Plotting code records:

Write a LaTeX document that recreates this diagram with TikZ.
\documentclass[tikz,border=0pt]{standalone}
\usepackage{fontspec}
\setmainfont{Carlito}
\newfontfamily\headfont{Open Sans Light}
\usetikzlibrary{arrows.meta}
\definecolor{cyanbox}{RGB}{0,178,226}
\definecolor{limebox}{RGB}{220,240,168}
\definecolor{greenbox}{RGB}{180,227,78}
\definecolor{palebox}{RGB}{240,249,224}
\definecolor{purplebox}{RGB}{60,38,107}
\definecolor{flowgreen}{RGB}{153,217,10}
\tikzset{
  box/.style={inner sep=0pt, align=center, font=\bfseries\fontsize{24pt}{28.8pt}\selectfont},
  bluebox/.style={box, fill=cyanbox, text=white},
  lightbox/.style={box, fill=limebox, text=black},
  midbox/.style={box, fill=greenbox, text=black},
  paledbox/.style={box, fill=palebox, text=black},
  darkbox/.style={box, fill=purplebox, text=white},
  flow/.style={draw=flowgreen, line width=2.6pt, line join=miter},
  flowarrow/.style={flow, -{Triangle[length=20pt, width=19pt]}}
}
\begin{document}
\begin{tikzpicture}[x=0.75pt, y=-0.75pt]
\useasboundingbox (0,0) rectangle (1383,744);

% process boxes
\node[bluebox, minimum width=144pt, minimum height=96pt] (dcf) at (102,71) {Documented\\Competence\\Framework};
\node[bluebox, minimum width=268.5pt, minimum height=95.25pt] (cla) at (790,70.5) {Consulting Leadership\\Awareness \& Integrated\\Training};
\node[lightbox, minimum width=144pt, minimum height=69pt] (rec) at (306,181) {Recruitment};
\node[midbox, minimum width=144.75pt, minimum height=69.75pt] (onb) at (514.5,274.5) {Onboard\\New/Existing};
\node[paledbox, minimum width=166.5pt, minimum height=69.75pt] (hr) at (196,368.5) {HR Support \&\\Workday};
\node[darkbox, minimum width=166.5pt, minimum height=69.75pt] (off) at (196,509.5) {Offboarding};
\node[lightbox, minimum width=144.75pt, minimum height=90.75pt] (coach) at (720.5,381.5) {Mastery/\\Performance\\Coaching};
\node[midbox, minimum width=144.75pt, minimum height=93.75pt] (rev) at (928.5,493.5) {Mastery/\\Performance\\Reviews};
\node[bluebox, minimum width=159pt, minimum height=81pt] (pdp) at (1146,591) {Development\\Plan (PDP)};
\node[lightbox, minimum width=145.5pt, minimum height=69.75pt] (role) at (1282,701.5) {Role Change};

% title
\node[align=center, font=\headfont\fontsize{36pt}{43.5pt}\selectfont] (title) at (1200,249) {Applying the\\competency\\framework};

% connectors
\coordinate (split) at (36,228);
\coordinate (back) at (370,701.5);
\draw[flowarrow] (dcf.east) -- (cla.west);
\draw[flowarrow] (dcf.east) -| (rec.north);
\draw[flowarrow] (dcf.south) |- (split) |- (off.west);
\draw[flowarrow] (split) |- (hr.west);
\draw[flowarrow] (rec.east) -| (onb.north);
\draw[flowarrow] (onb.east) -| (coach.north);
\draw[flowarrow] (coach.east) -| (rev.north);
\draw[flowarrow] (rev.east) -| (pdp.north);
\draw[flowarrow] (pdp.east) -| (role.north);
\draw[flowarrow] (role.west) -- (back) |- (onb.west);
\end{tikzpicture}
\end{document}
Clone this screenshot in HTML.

=== Problem requirements ===
How many lines of the entries above hold the string "this"? Reply with the number alone.

=== Expected answer ===
2